**Directive:** Among the entries, which lines carry the string "with"? Copy each of them.

**Provided data:**
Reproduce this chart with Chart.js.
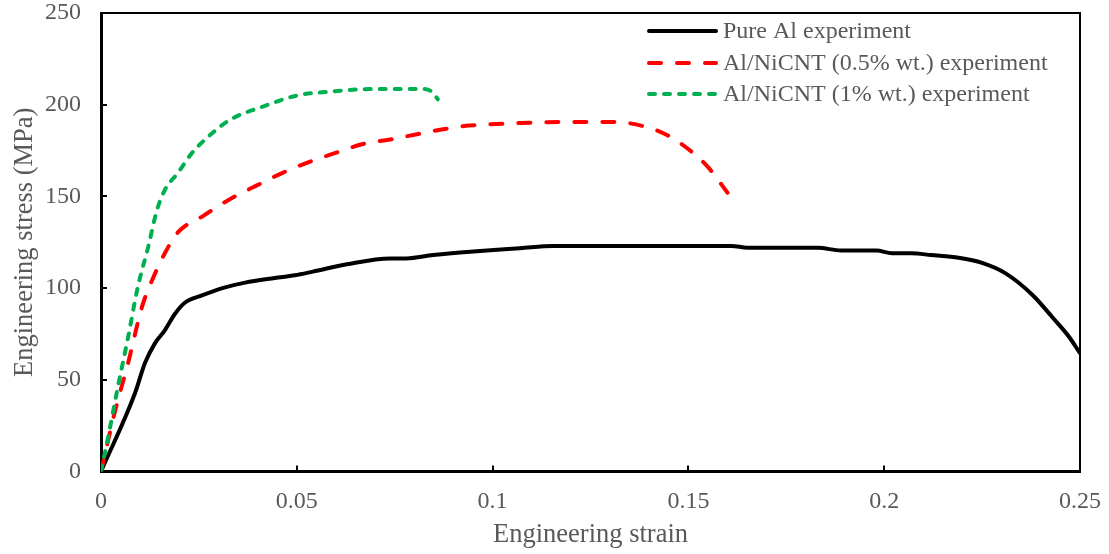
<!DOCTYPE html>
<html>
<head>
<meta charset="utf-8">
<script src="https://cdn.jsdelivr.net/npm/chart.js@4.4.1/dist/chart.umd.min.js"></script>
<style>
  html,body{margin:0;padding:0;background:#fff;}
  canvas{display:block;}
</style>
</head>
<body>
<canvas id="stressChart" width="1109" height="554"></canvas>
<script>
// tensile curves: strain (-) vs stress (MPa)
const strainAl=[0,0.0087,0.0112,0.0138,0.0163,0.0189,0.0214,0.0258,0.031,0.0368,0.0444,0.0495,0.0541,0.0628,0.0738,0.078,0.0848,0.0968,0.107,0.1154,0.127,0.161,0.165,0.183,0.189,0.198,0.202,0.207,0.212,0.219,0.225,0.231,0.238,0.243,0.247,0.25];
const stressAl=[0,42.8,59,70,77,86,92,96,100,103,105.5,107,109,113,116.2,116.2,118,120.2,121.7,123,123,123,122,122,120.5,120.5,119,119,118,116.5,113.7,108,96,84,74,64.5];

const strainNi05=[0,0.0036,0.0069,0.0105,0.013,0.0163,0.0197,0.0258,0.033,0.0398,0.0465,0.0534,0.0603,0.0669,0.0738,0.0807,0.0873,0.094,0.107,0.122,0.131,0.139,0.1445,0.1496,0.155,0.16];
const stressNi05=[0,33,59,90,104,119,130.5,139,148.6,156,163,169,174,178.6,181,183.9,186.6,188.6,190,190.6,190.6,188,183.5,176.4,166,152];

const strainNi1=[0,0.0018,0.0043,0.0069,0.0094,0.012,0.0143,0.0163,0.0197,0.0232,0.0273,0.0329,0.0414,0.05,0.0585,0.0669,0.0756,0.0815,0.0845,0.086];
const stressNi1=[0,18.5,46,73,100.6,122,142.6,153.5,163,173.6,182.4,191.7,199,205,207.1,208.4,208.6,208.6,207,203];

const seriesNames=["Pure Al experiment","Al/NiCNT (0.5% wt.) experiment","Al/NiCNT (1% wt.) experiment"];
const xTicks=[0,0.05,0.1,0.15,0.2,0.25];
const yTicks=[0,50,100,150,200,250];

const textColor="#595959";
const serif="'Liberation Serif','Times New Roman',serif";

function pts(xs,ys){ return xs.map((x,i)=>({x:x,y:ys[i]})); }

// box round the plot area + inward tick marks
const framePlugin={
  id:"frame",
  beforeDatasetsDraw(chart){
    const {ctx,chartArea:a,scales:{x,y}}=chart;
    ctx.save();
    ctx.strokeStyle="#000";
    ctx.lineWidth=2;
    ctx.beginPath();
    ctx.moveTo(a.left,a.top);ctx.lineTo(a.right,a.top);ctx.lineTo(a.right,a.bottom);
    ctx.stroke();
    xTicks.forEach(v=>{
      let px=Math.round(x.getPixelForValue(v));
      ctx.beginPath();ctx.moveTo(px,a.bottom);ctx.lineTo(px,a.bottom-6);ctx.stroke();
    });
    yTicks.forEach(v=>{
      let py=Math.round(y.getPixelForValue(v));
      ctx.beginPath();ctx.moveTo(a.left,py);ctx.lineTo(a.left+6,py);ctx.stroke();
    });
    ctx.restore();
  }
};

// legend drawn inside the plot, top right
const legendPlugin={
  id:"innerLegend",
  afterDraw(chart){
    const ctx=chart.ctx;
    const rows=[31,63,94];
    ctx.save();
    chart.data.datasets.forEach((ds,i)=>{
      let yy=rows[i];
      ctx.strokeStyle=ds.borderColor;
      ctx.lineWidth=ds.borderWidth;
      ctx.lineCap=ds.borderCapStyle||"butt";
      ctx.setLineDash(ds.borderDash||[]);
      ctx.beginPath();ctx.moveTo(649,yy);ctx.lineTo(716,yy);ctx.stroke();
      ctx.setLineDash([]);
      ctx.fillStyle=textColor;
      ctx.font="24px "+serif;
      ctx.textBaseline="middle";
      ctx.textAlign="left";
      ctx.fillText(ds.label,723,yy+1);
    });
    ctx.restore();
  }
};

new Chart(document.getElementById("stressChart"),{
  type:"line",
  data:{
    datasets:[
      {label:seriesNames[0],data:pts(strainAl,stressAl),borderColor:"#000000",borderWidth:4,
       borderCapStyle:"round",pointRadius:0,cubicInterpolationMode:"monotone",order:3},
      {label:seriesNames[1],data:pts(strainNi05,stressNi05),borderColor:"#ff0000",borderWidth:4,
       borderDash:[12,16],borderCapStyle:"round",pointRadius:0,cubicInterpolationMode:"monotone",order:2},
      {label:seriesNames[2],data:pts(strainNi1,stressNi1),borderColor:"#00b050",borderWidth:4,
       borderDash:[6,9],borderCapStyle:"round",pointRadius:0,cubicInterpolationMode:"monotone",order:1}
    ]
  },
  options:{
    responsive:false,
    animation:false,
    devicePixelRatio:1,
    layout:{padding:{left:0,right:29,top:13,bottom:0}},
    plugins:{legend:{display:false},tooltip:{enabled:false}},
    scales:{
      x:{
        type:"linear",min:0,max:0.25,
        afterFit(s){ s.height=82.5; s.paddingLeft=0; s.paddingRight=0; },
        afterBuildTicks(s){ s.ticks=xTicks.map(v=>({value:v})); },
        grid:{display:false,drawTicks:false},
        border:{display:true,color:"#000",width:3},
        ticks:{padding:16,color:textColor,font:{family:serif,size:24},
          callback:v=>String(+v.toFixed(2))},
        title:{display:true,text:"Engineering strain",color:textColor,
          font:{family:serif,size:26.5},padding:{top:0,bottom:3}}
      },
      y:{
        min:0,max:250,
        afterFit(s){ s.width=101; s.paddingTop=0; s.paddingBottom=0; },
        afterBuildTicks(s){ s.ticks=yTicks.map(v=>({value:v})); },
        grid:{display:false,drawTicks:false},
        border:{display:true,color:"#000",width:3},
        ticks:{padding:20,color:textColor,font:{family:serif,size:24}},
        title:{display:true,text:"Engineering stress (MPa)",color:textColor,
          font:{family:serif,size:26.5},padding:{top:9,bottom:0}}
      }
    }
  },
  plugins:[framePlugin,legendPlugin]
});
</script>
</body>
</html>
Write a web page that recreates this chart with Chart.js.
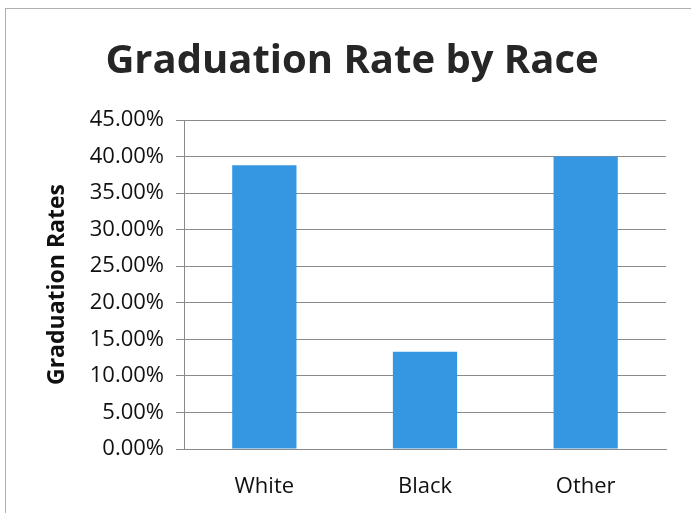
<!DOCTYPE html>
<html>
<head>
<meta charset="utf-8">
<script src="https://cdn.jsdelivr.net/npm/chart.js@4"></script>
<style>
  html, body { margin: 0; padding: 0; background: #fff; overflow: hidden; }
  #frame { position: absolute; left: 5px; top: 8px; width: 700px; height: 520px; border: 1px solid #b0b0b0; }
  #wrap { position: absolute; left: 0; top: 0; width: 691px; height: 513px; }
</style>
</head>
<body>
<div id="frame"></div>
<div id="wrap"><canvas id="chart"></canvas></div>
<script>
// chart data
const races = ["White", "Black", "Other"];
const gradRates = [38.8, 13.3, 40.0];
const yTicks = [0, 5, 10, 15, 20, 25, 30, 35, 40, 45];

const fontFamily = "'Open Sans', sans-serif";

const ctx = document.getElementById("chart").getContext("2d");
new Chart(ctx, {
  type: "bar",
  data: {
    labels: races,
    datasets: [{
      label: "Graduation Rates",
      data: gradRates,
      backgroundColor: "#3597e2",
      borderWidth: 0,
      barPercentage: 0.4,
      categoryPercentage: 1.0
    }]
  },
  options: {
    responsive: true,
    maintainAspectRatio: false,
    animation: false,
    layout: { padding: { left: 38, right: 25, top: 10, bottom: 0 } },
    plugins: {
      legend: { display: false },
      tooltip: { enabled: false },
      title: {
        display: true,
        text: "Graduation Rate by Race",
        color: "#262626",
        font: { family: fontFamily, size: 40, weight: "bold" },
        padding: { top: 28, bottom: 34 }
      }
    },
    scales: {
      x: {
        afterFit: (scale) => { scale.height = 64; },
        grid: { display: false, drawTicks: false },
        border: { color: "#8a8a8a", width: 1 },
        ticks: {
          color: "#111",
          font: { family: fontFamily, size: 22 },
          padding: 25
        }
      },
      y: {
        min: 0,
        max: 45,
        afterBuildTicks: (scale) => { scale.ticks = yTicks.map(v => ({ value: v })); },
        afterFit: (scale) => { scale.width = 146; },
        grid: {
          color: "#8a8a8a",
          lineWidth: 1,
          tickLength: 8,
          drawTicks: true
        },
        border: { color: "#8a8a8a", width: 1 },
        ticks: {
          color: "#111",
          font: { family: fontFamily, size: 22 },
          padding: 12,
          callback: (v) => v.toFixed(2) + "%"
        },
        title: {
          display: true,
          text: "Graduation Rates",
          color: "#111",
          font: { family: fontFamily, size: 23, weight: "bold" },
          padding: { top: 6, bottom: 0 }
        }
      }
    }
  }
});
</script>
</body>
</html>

**Final answer:**
Reproduce this chart with Chart.js.
Write a web page that recreates this chart with Chart.js.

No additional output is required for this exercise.